‘The mental associations, liaisons, meanderings to and fro, ‘ambivalences’, asides, sprawl of the pattern, if pattern there is- these thought-trains (or, some might reasonably say, trains of distraction and inadvertence) have been as often as not initially set in motion, shunted or buffered in to near sidings or off to far destinations, by some action or word, something seen or heard, during the liturgy.’ David Jones
'The ambivalence of late-Gothic architecture is immediately obvious in the silhouette of buildings. Long since conditioned not to commit themselves to any formal accent unless they can balance by its opposite, Gothic architects even attempted a fantastic and ingenious compromise between the two poles of being and non-being. A Gothic building cannot simply stop, it has to fade away. Hence the familiar flurry of curves and spikes, by which the physical presence is gradually withdrawn and the dense material mass is dissolved into the empty air.' George Henderson, Gothic
Contemplating the facades of Gothic cathedrals we have our own sense of fading in to the air, of rising up from our corporeal bodies and receding in to the heavens. The facade guides viewer and dreamer in to the realms of 'non-being'. It introduces us to a sensation, which once inside, will overwhelm us.

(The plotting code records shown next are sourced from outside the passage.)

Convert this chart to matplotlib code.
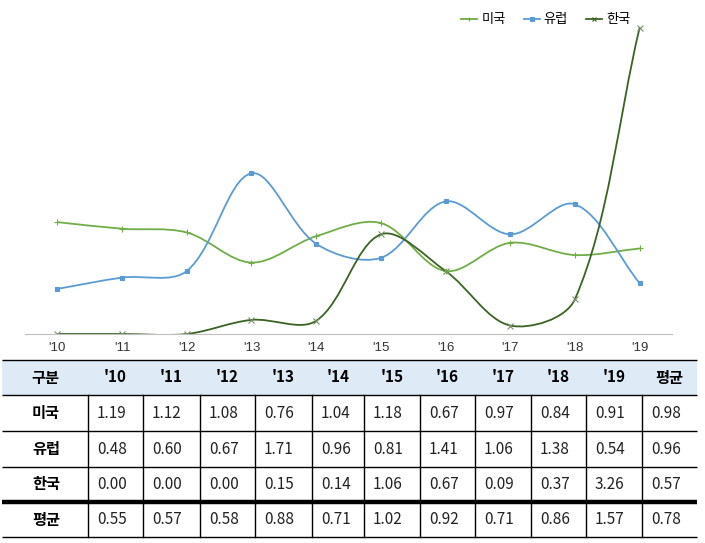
import matplotlib
matplotlib.use("Agg")
import matplotlib.pyplot as plt
from matplotlib.path import Path
from matplotlib.patches import PathPatch, Rectangle
from matplotlib.lines import Line2D

plt.rcParams['font.family'] = ['Noto Sans CJK KR', 'DejaVu Sans']

years = ["'10", "'11", "'12", "'13", "'14", "'15", "'16", "'17", "'18", "'19"]
series_names = ["미국", "유럽", "한국"]
usa = [1.19, 1.12, 1.08, 0.76, 1.04, 1.18, 0.67, 0.97, 0.84, 0.91]
europe = [0.48, 0.60, 0.67, 1.71, 0.96, 0.81, 1.41, 1.06, 1.38, 0.54]
korea = [0.00, 0.00, 0.00, 0.15, 0.14, 1.06, 0.67, 0.09, 0.37, 3.26]
avg_by_year = [0.55, 0.57, 0.58, 0.88, 0.71, 1.02, 0.92, 0.71, 0.86, 1.57]
row_avg = [0.98, 0.96, 0.57]
total_avg = 0.78

colors = ["#70AD47", "#5B9BD5", "#3B6324"]
markers = ["+", "s", "x"]

W, H = 705, 543
XSCALE, YSCALE = 64.7, 93.9  # pixels per x step / per y unit, used for smoothing


def smooth_path(xs, ys):
    # excel-like smoothed line: cubic bezier, tangents weighted by segment length
    n = len(xs)
    px = [v * XSCALE for v in xs]
    py = [v * YSCALE for v in ys]

    def dist(a, b):
        return ((px[a] - px[b]) ** 2 + (py[a] - py[b]) ** 2) ** 0.5

    def ctrl(i, j):
        # control point near point i, on segment towards neighbour j
        prev_i = max(i - 1, 0)
        next_i = min(i + 1, n - 1)
        d_prev = dist(prev_i, i)
        d_next = dist(i, next_i)
        tot = d_prev + d_next
        if tot == 0:
            return xs[i], ys[i]
        tx = xs[next_i] - xs[prev_i]
        ty = ys[next_i] - ys[prev_i]
        if j > i:
            f = d_next / tot / 3
            return xs[i] + tx * f, ys[i] + ty * f
        f = d_prev / tot / 3
        return xs[i] - tx * f, ys[i] - ty * f

    verts = [(xs[0], ys[0])]
    codes = [Path.MOVETO]
    for i in range(n - 1):
        verts += [ctrl(i, i + 1), ctrl(i + 1, i), (xs[i + 1], ys[i + 1])]
        codes += [Path.CURVE4] * 3
    return Path(verts, codes)


fig = plt.figure(figsize=(W / 100, H / 100), dpi=100)

# ---- chart ----
ax = fig.add_axes([25 / W, (H - 334) / H, 647 / W, 329 / H])
x = list(range(len(years)))
for name, vals, col, mk in zip(series_names, [usa, europe, korea], colors, markers):
    ax.add_patch(PathPatch(smooth_path(x, vals), fill=False, edgecolor=col, lw=1.3))
    ms = 3.5 if mk == "s" else 4
    mec = "#7A8F6A" if mk == "x" else col
    ax.plot(x, vals, linestyle="none", marker=mk, color=col, mec=mec, markersize=ms,
            markeredgewidth=0.8, label=name)
ax.set_xlim(-0.5, len(years) - 0.5)
ax.set_ylim(0, 3.5)
for s in ["top", "right", "left"]:
    ax.spines[s].set_visible(False)
ax.spines["bottom"].set_color("#BFBFBF")
ax.set_yticks([])
ax.set_xticks(x)
ax.set_xticklabels(years, family=["Liberation Sans"], fontsize=9.5, color="#333333")
ax.tick_params(axis="x", length=0, pad=6)
handles = [Line2D([0], [0], color=c, marker=m, markersize=3.5, lw=1.3, markeredgewidth=0.8)
           for c, m in zip(colors, markers)]
fig.legend(handles, series_names, loc="center", bbox_to_anchor=(546 / W, 1 - 20 / H),
           ncol=3, frameon=False, fontsize=9.5, handlelength=1.2, handletextpad=0.3,
           columnspacing=1.4)

# ---- table ----
tx = fig.add_axes([0, 0, 1, 1])
tx.set_xlim(0, W)
tx.set_ylim(H, 0)
tx.axis("off")

col_edges = [2, 88, 143, 200, 255, 312, 364, 420, 475, 531, 586, 642, 697]
row_edges = [360, 395, 431, 467, 502, 537]

tx.add_patch(Rectangle((col_edges[0], row_edges[0]), col_edges[-1] - col_edges[0],
                       row_edges[1] - row_edges[0], color="#DEEAF6", lw=0))
for i, yy in enumerate(row_edges):
    lw = 3.2 if i == 4 else 1.0
    tx.plot([col_edges[0], col_edges[-1]], [yy, yy], color="black", lw=lw,
            solid_capstyle="butt")
for xx in col_edges[1:-1]:
    tx.plot([xx, xx], [row_edges[1], row_edges[-1]], color="black", lw=1.0)

header = ["구분"] + years + ["평균"]
rows = [["미국"] + ["%.2f" % v for v in usa] + ["%.2f" % row_avg[0]],
        ["유럽"] + ["%.2f" % v for v in europe] + ["%.2f" % row_avg[1]],
        ["한국"] + ["%.2f" % v for v in korea] + ["%.2f" % row_avg[2]],
        ["평균"] + ["%.2f" % v for v in avg_by_year] + ["%.2f" % total_avg]]

for j, txt in enumerate(header):
    cx = (col_edges[j] + col_edges[j + 1]) / 2
    tx.text(cx, (row_edges[0] + row_edges[1]) / 2, txt, ha="center", va="center",
            fontsize=11, fontweight="bold", color="black")
for i, row in enumerate(rows):
    cy = (row_edges[i + 1] + row_edges[i + 2]) / 2
    for j, txt in enumerate(row):
        if j == 0:
            tx.text((col_edges[0] + col_edges[1]) / 2 + 1, cy, txt, ha="center", va="center",
                    fontsize=11, fontweight="bold", color="black")
        else:
            tx.text(col_edges[j] + 9, cy, txt, ha="left", va="center",
                    fontsize=11, color="#222222")

fig.savefig("out.png", dpi=100)
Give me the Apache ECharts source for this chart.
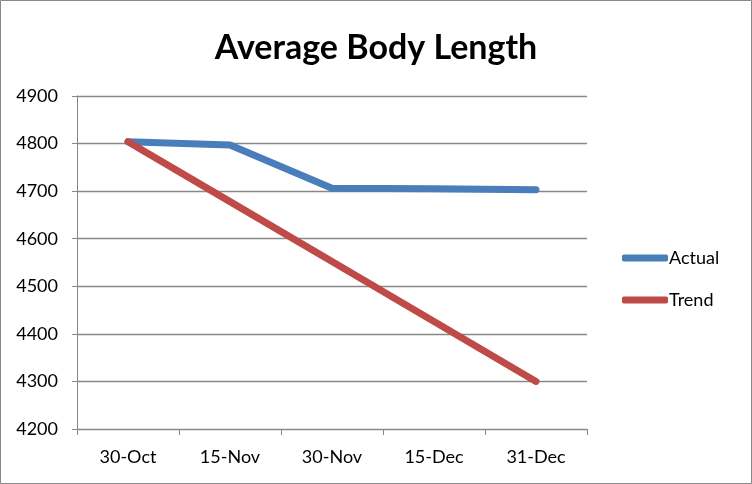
<!DOCTYPE html>
<html><head><meta charset="utf-8">
<script src="https://cdn.jsdelivr.net/npm/echarts@6/dist/echarts.min.js"></script>
<style>html,body{margin:0;padding:0;background:#fff}#c{width:752px;height:484px}</style>
</head><body><div id="c"></div>
<script>
const categories = ['30-Oct','15-Nov','30-Nov','15-Dec','31-Dec'];
const actual = [4804, 4797, 4706, 4705, 4703];
const trend = [4804, 4678, 4552, 4426, 4300];
const yTicks = {min: 4200, max: 4900, interval: 100};

const chart = echarts.init(document.getElementById('c'));
const font = 'Lato, "Open Sans", sans-serif';
chart.setOption({
  animation: false,
  backgroundColor: '#fff',
  title: {
    text: 'Average Body Length', left: 'center', top: 26,
    textStyle: {fontFamily: font, fontWeight: 'bold', fontSize: 34, color: '#000'}
  },
  graphic: [{type: 'rect', shape: {x: 0.5, y: 0.5, width: 751, height: 483},
    style: {fill: 'none', stroke: '#898989', lineWidth: 1}, silent: true}],
  grid: {left: 77, right: 165, top: 96, bottom: 55, containLabel: false},
  legend: {
    orient: 'vertical', left: 617, top: 244, itemWidth: 46, itemHeight: 7, itemGap: 24,
    icon: 'roundRect',
    textStyle: {fontFamily: font, fontSize: 18, color: '#000', padding: [0,0,0,-4]},
    data: ['Actual', 'Trend']
  },
  xAxis: {
    type: 'category', data: categories, boundaryGap: true,
    axisLine: {lineStyle: {color: '#888', width: 1}},
    axisTick: {show: true, length: 6, lineStyle: {color: '#888'}},
    axisLabel: {fontFamily: font, fontSize: 18, color: '#000', margin: 19},
    splitLine: {show: false}
  },
  yAxis: {
    type: 'value', min: yTicks.min, max: yTicks.max, interval: yTicks.interval,
    axisLine: {show: true, lineStyle: {color: '#888', width: 1}},
    axisTick: {show: true, length: 5, lineStyle: {color: '#888'}},
    axisLabel: {fontFamily: font, fontSize: 18, color: '#000', margin: 19,
      formatter: v => String(v)},
    splitLine: {show: true, lineStyle: {color: '#888', width: 1.3}}
  },
  series: [
    {name: 'Actual', type: 'line', data: actual, showSymbol: false, symbol: 'none',
     color: '#4a7ebb', lineStyle: {width: 7, color: '#4a7ebb', cap: 'round', join: 'round'}},
    {name: 'Trend', type: 'line', data: trend, showSymbol: false, symbol: 'none',
     color: '#be4b48', lineStyle: {width: 7, color: '#be4b48', cap: 'round', join: 'round'}}
  ]
});
</script></body></html>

I was recently speaking to an architectural photographer who taught me something that I didn't know. To take photographs of buildings you need a special focusing lens which prevents the strange receding angles that your average digital camera struggling with the enormities of architectural perspectives resorts to. However in the contexts of Henderson's remarks the effect becomes entirely appropriate.
St. Vitus Cathedral, Prague
'the triforium itself is glazed, so that the whole area above the arches of the main arcade and between the shafts which rise uninterrupted from column base to vault springs becomes a shimmering sheet of glass, articulated by the slender vertical mullions , and impregnated with sunlight.' Henderson
Describing a particular cathedral, Henderson captures the effect of combinations of light and highly articulated design to provide revelation. The vaulting of cathedral ceilings leads us upwards in to the heavens of the religious construction. The dream, just like the cathedral, has a complete architecture which encloses us and encompasses us within the meditation. As we enter the portals and arches of Cathedrals we move in to a different level of consciousness. The design of entrances which tell stories Purgatorial, Hellish or Heavenly and are inscribed with warning such as that of Dante's Inferno 'Lasciate ogne speranza, voi ch' intrate', facilitate the movement between exterior and interior and the reflexive states.

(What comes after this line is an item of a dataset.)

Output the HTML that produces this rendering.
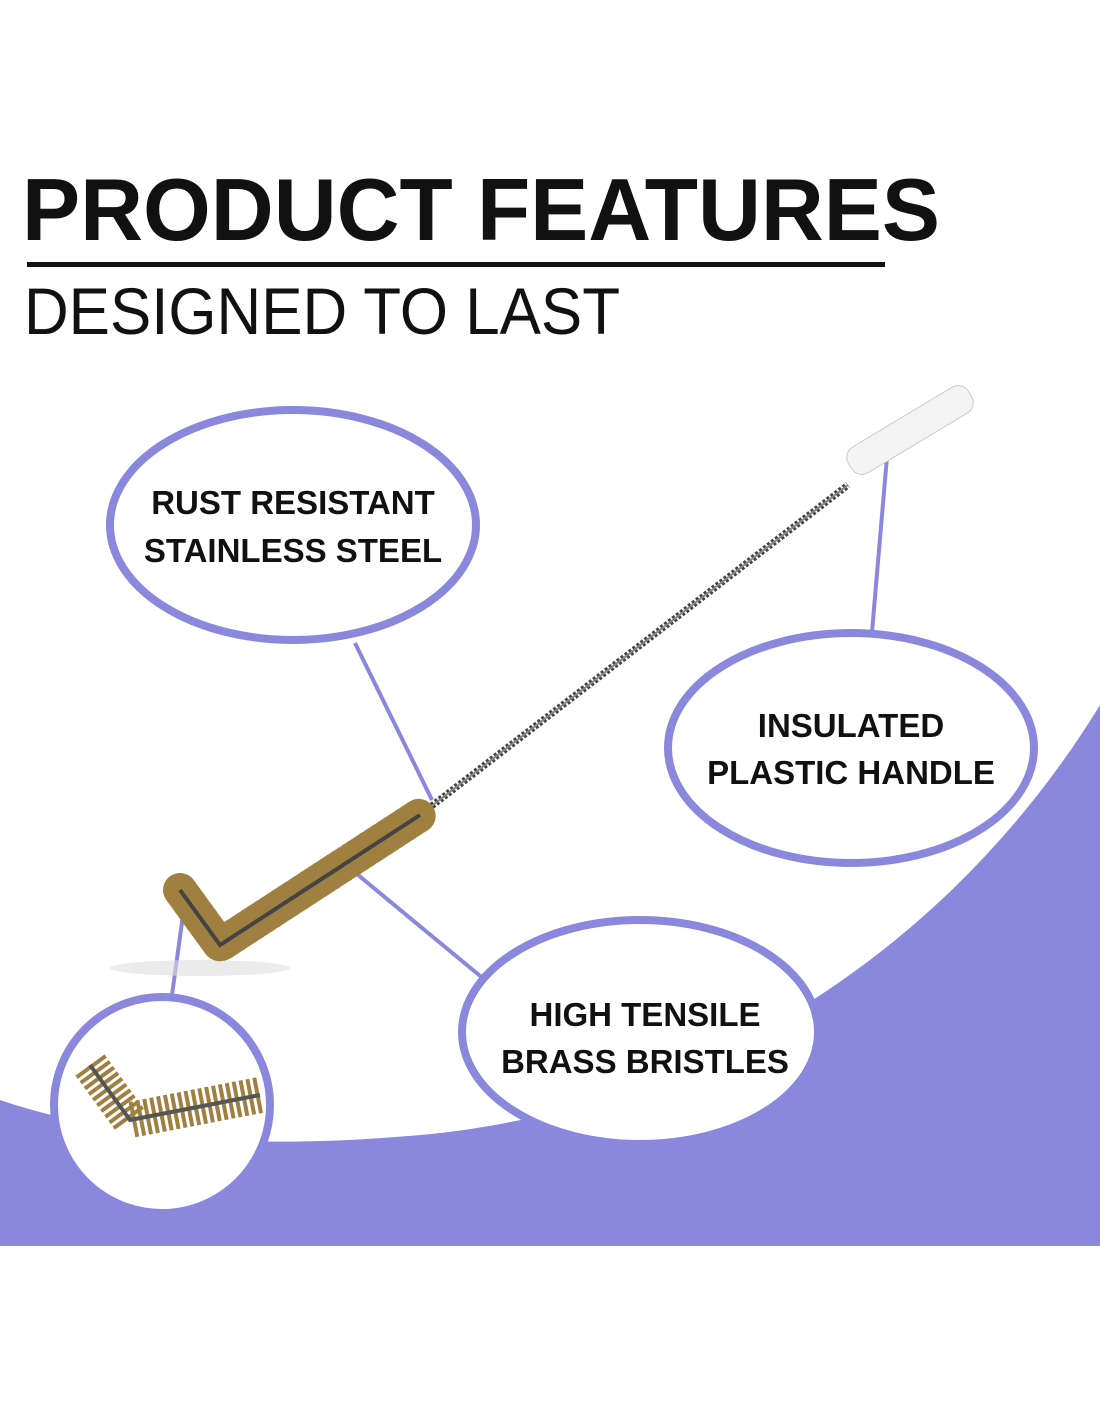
<!DOCTYPE html>
<html><head><meta charset="utf-8"><style>
html,body{margin:0;padding:0;background:#fff;}
body{width:1100px;height:1422px;position:relative;overflow:hidden;font-family:"Liberation Sans",sans-serif;}
</style></head><body>
<svg width="1100" height="1422" viewBox="0 0 1100 1422" style="position:absolute;left:0;top:0">
<path d="M0,1100 C120,1140 250,1150 420,1135 C700,1110 950,950 1100,705 L1100,1246 L0,1246 Z" fill="#8a88dc"/>
<text x="22" y="240" font-family="Liberation Sans, sans-serif" font-weight="bold" font-size="88" fill="#111" textLength="918" lengthAdjust="spacingAndGlyphs">PRODUCT FEATURES</text>
<rect x="27" y="262" width="858" height="5" fill="#111"/>
<text x="24" y="334" font-family="Liberation Sans, sans-serif" font-size="66" fill="#111" textLength="596" lengthAdjust="spacingAndGlyphs">DESIGNED TO LAST</text>
<g stroke="#8a88dc" stroke-width="4">
<line x1="355" y1="643" x2="432" y2="800"/>
<line x1="888" y1="445" x2="872" y2="632"/>
<line x1="352" y1="870" x2="485" y2="980"/>
<line x1="183" y1="915" x2="172" y2="995"/>
</g>
<ellipse cx="200" cy="968" rx="90" ry="8" fill="#ddd" opacity="0.6"/>
<line x1="420" y1="815" x2="848" y2="485" stroke="#444" stroke-width="7" stroke-dasharray="3 2"/>
<line x1="420" y1="815" x2="848" y2="485" stroke="#888" stroke-width="2"/>
<g transform="rotate(-31 910 430)"><rect x="840" y="415" width="140" height="30" rx="12" fill="#f4f4f4" stroke="#ccc"/></g>
<path d="M180,890 L220,945 L420,815" stroke="#a08040" stroke-width="34" fill="none" stroke-dasharray="4 3" stroke-linecap="round"/>
<path d="M180,890 L220,945 L420,815" stroke="#444" stroke-width="4" fill="none"/>
<g fill="#fff" stroke="#8a88dc" stroke-width="8">
<ellipse cx="293" cy="525" rx="183" ry="115"/>
<ellipse cx="851" cy="748" rx="183" ry="115"/>
<ellipse cx="640" cy="1032" rx="178" ry="112"/>
<circle cx="162" cy="1105" r="108"/>
</g>
<path d="M90,1065 L130,1120 L260,1095" stroke="#a08040" stroke-width="36" fill="none" stroke-dasharray="4 3"/>
<path d="M90,1065 L130,1120 L260,1095" stroke="#555" stroke-width="4" fill="none"/>
<g font-family="Liberation Sans, sans-serif" font-weight="bold" font-size="33" fill="#111" text-anchor="middle">
<text x="293" y="514">RUST RESISTANT</text>
<text x="293" y="562">STAINLESS STEEL</text>
<text x="851" y="737">INSULATED</text>
<text x="851" y="784">PLASTIC HANDLE</text>
<text x="645" y="1026">HIGH TENSILE</text>
<text x="645" y="1073">BRASS BRISTLES</text>
</g>
</svg>
</body></html>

Stained glass window, St. Vitus Cathedral, Prague
Stained glass 'had to appear to be weightless and shot through with visible energy,' writes Henderson describing the window in terms comparable to the dream vision; a sensation of weightless energy. Looking through the window we are drawn in to an alternative visionary world where things are expressed in image, type and symbols, where tableau are familiar and yet strangely vivid. Countless medieval visions begin with a light through a window, an illumination which opens up a parallel perspective.

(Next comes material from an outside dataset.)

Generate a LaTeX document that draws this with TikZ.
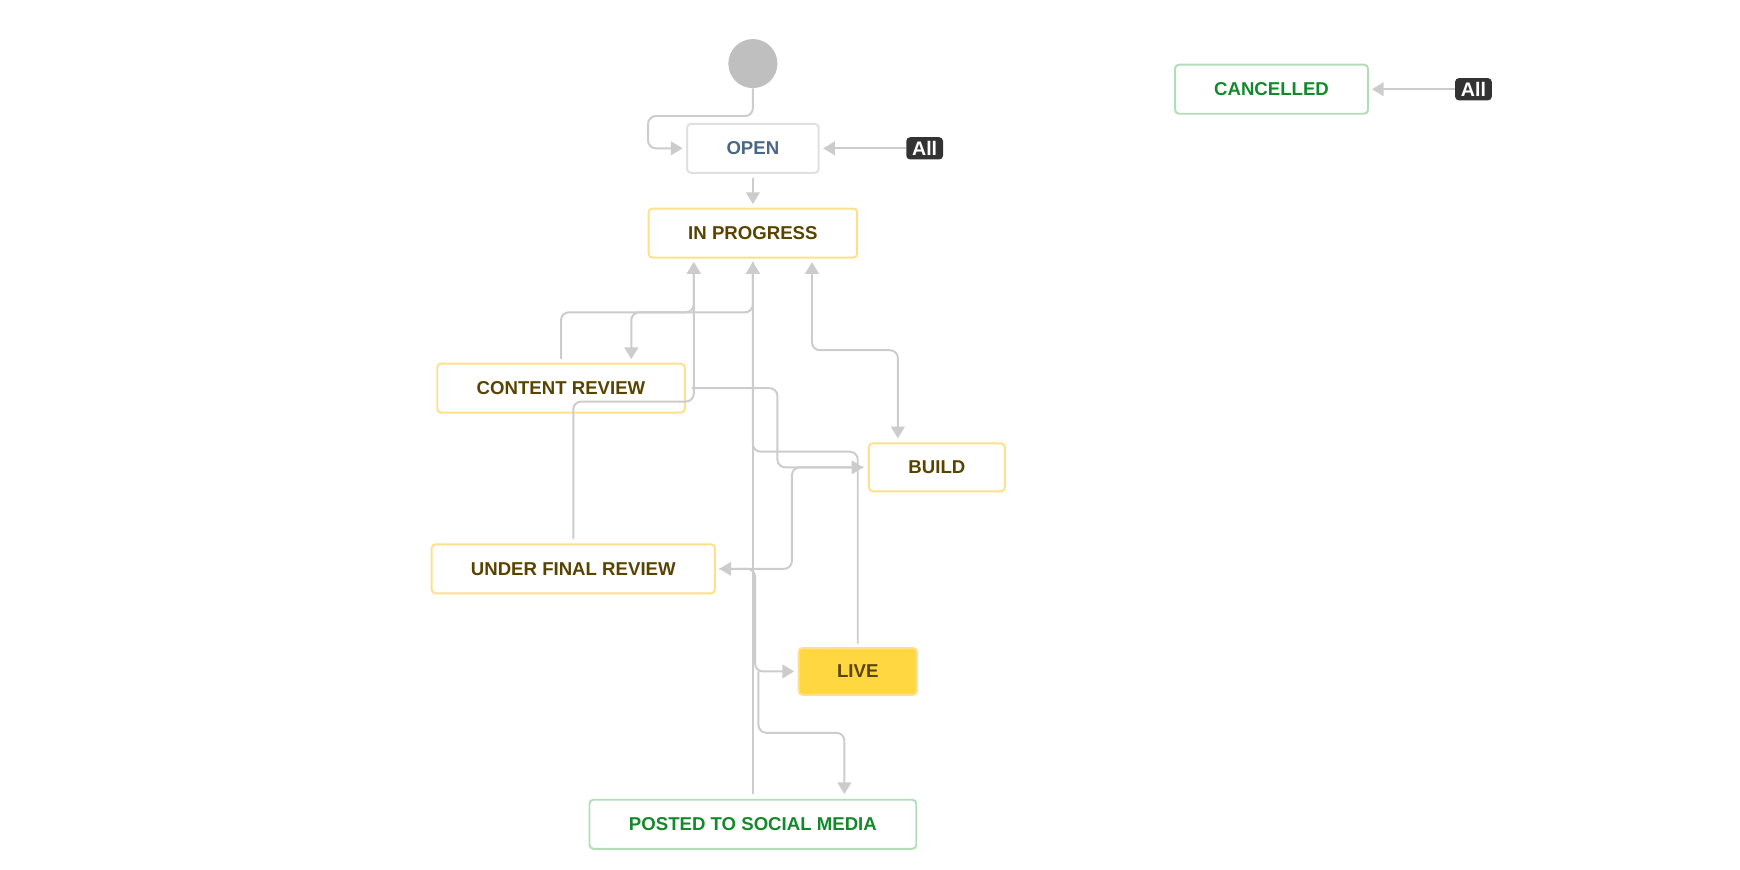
\documentclass[tikz,border=0pt]{standalone}
\usepackage{fontspec}
\setmainfont{Liberation Sans}
\usetikzlibrary{arrows.meta}
\definecolor{ln}{HTML}{CCCCCC}
\definecolor{ybd}{HTML}{FFE08A}
\definecolor{ytx}{HTML}{594300}
\definecolor{gbd}{HTML}{B2DDB8}
\definecolor{gtx}{HTML}{14892C}
\definecolor{btx}{HTML}{4A6785}
\begin{document}
\begin{tikzpicture}[x=0.02cm,y=-0.02cm,
  st/.style={draw,line width=1pt,rounded corners=2pt,font=\fontsize{9.5}{11}\selectfont\bfseries,inner sep=0pt,anchor=center},
  yel/.style={st,draw=ybd,text=ytx},
  grn/.style={st,draw=gbd,text=gtx},
  badge/.style={fill=black!80,text=white,rounded corners=2pt,font=\fontsize{10}{11}\selectfont\bfseries,inner sep=2pt,minimum width=0.66cm,minimum height=0.4cm},
  cn/.style={draw=ln,line width=1pt,rounded corners=4pt,-{Triangle[length=6pt,width=7pt]}}]
\useasboundingbox (0,0) rectangle (1560,780);
\node[circle,fill=black!25,minimum size=0.88cm,inner sep=0] (s) at (675,57) {};
\node[st,draw=black!12,text=btx,minimum width=2.36cm,minimum height=0.88cm] (open) at (675,133) {OPEN};
\node[badge] (all1) at (829,133) {All};
\node[yel,minimum width=3.74cm,minimum height=0.88cm] (ip) at (675,209) {IN PROGRESS};
\node[yel,minimum width=4.44cm,minimum height=0.88cm] (cr) at (503,348) {CONTENT REVIEW};
\node[yel,minimum width=2.44cm,minimum height=0.86cm] (bu) at (840,419) {BUILD};
\node[yel,minimum width=5.08cm,minimum height=0.88cm] (uf) at (514,510) {UNDER FINAL REVIEW};
\node[st,draw=ybd,fill=ybd!50!orange!0!yellow!0!white,text=ytx,fill={rgb,255:red,255;green,215;blue,64},minimum width=2.12cm,minimum height=0.84cm] (live) at (769,602) {LIVE};
\node[grn,minimum width=5.86cm,minimum height=0.88cm] (po) at (675,739) {POSTED TO SOCIAL MEDIA};
\node[grn,minimum width=3.46cm,minimum height=0.88cm] (ca) at (1140,80) {CANCELLED};
\node[badge] (all2) at (1321,80) {All};
\coordinate (ipb1) at (622,235); \coordinate (ipb2) at (675,235); \coordinate (ipb3) at (728,235);
\draw[cn] (s.south) -- (675,104) -- (581,104) -- (581,133) -- (612,133);
\draw[cn] (all1.west) -- (738,133);
\draw[cn] (all2.west) -- (1230,80);
\draw[cn] (675,160) -- (675,183);
\draw[cn] (ipb2) -- (675,280) -- (566,280) -- (566,322);
\draw[cn] (503,322) -- (503,280) -- (622,280) -- (ipb1);
\draw[cn] (514,483) -- (514,360) -- (622,360) -- (ipb1);
\draw[cn,{Triangle[length=6pt,width=7pt]}-{Triangle[length=6pt,width=7pt]}] (ipb3) -- (728,314) -- (805,314) -- (805,393);
\draw[cn] (620,348) -- (697,348) -- (697,419) -- (774,419);
\draw[cn] (675,712) -- (ipb2);
\draw[cn] (769,577) -- (769,405) -- (675,405) -- (ipb2);
\draw[cn] (774,419) -- (710,419) -- (710,510) -- (645,510);
\draw[cn] (645,510) -- (677,510) -- (677,602) -- (712,602);
\draw[cn] (680,602) -- (680,657) -- (757,657) -- (757,712);
\end{tikzpicture}
\end{document}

Cave church, Budapest- particularly interesting for ideas about mystics and affective piety.
In the Revelation of St. John, Chapter 21 the Holy city of Jerusalem, a vision of heaven, is described:
'and had a great wall and high, and had twelve gates, and at the gates twelve angels, and names written thereon [...] and on the east three gates; on the north three gates; on the south three gates; and on the west three gates...and the city lieth foursquare, and the length is as large as the breadth...And he measured the wall thereof, an hundred and forty and four cubits...And the building of the wall it was of jasper: and the city was pure gold, like unto clear glass. And the foundations of the wall of the city were garnished with all manner of precious stones.'
This description of Jerusalem reads like an architectural plan; offering measurements and the construction along an axis. The specificities give the architect an ideal to aim for, so that the emulation of Heavenly Jerusalem in Cathedral plans became a genuine possibility. Paradise, etymologically, is a walled garden and so religious buildings themselves become gestures towards paradise, or at least spaces in which the contemplation of paradise is sensorily encouraged. Each Cathedral becomes a vision of the Heavenly Jerusalem brought down to earth.
Anyway there is an outline of a few ideas, time to actually write the essay!